The Florida State Fair took on some additional changes in 1975 and 1977, when Tampa’s celebrations were designated as the official Florida State Fair and when the Fair was moved to its current location, respectively. The current fairgrounds are more than 12 times the size of the original acreage on which the South Florida Fair sat, and are home to cattle grounds and rotating exhibits and shows.
The fairgrounds also host Cracker Country year-round, a settlement of historic Florida homes and buildings taken from across the state and relocated in East Tampa for public viewing and educational trips. The Florida State Fair coincided with the Gasparilla Festival for many years in the mid-to-late 20th century. The fair was also widely known for its competitions between livestock owners, eager to show off their pigs and cattle for a chance at one of the fair’s grand prizes. Prized pigs, strange sights like fire-eating and sword-swallowing, and crowned fair royalty roaming the grounds were all common sights.

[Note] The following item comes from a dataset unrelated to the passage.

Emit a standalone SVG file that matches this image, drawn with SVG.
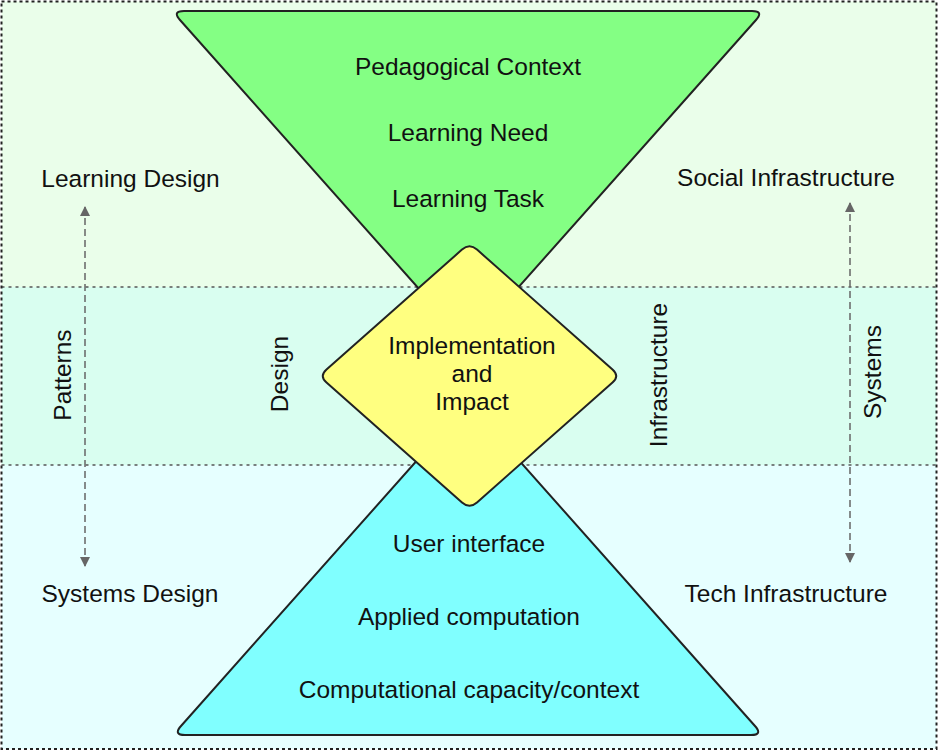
<svg xmlns="http://www.w3.org/2000/svg" width="939" height="753" viewBox="0 0 939 753">
<style>
  .t { font-family: "Liberation Sans", Arial, sans-serif; font-size: 24.5px; fill: #111; text-anchor: middle; }
  .sep { stroke: #555; stroke-width: 1.5; stroke-dasharray: 3 4; fill: none; }
  .shape { stroke: #222; stroke-width: 2; stroke-linejoin: round; }
  .arr { stroke: #666; stroke-width: 1.5; stroke-dasharray: 7 4; fill: none; }
</style>
<defs>
  <marker id="ah" viewBox="0 0 10 10" refX="9" refY="5" markerWidth="10" markerHeight="10" markerUnits="userSpaceOnUse" orient="auto-start-reverse">
    <path d="M0,0 L10,5 L0,10 Z" fill="#666"/>
  </marker>
</defs>
<g id="background">
  <rect x="1.5" y="1.5" width="935" height="285.5" fill="#EAFEEA"/>
  <rect x="1.5" y="287" width="935" height="178" fill="#D9FEF0"/>
  <rect x="1.5" y="465" width="935" height="284" fill="#E6FFFF"/>
  <line class="sep" x1="1.5" y1="287" x2="937" y2="287"/>
  <line class="sep" x1="1.5" y1="465" x2="937" y2="465"/>
  <rect x="1.5" y="1.5" width="935" height="747.5" fill="none" stroke="#222" stroke-width="2" stroke-dasharray="3 3"/>
</g>
<g id="connectors">
  <line class="arr" x1="85" y1="207" x2="85" y2="566" marker-start="url(#ah)" marker-end="url(#ah)"/>
  <line class="arr" x1="850" y1="203" x2="850" y2="562" marker-start="url(#ah)" marker-end="url(#ah)"/>
</g>
<g id="top-triangle">
  <path class="shape" fill="#84FF84" d="M180,20 Q172,11 184,11 L752,11 Q764,11 756,20 L468,344 Z"/>
  <text class="t" x="468" y="75">Pedagogical Context</text>
  <text class="t" x="468" y="141">Learning Need</text>
  <text class="t" x="468" y="207">Learning Task</text>
</g>
<g id="bottom-triangle">
  <path class="shape" fill="#80FFFF" d="M468,403 L181,726 Q173,735 185,735 L751,735 Q763,735 755,726 Z"/>
  <text class="t" x="469" y="552">User interface</text>
  <text class="t" x="469" y="625">Applied computation</text>
  <text class="t" x="469" y="698">Computational capacity/context</text>
</g>
<g id="diamond">
  <path class="shape" fill="#FFFF80" stroke-width="1.5" d="M477,249.6 L612.5,369.4 Q620,376 612.5,382.6 L477,502.4 Q469.5,509 462,502.4 L326.5,382.6 Q319,376 326.5,369.4 L462,249.6 Q469.5,243 477,249.6 Z"/>
  <text class="t" x="472" y="354">Implementation</text>
  <text class="t" x="472" y="382">and</text>
  <text class="t" x="472" y="410">Impact</text>
</g>
<g id="learning-design"><text class="t" x="130.5" y="187">Learning Design</text></g>
<g id="social-infrastructure"><text class="t" x="786" y="186">Social Infrastructure</text></g>
<g id="systems-design"><text class="t" x="130" y="602">Systems Design</text></g>
<g id="tech-infrastructure"><text class="t" x="786" y="602">Tech Infrastructure</text></g>
<g id="patterns"><text class="t" transform="translate(71,375) rotate(-90)" x="0" y="0">Patterns</text></g>
<g id="design"><text class="t" transform="translate(288,374) rotate(-90)" x="0" y="0">Design</text></g>
<g id="infrastructure"><text class="t" transform="translate(667,375) rotate(-90)" x="0" y="0">Infrastructure</text></g>
<g id="systems"><text class="t" transform="translate(881,372) rotate(-90)" x="0" y="0">Systems</text></g>
</svg>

Also frequent were performances by national stars like Reba McEntire and visits from dignitaries like Governor LeRoy Collins, who would later go on to establish the University of South Florida.
That Fair which grew from a small 27-acreage and sat directly next to the Tampa Bay Hotel at the urging of the day’s management grew into today’s major state attraction. The Florida State Fair Association accounts for about 500,000 guests per year, and still recalls traditions of a day long past, complete with an agricultural focus and fascinating fair delicacies like bacon ice cream and “Redneck burgers”.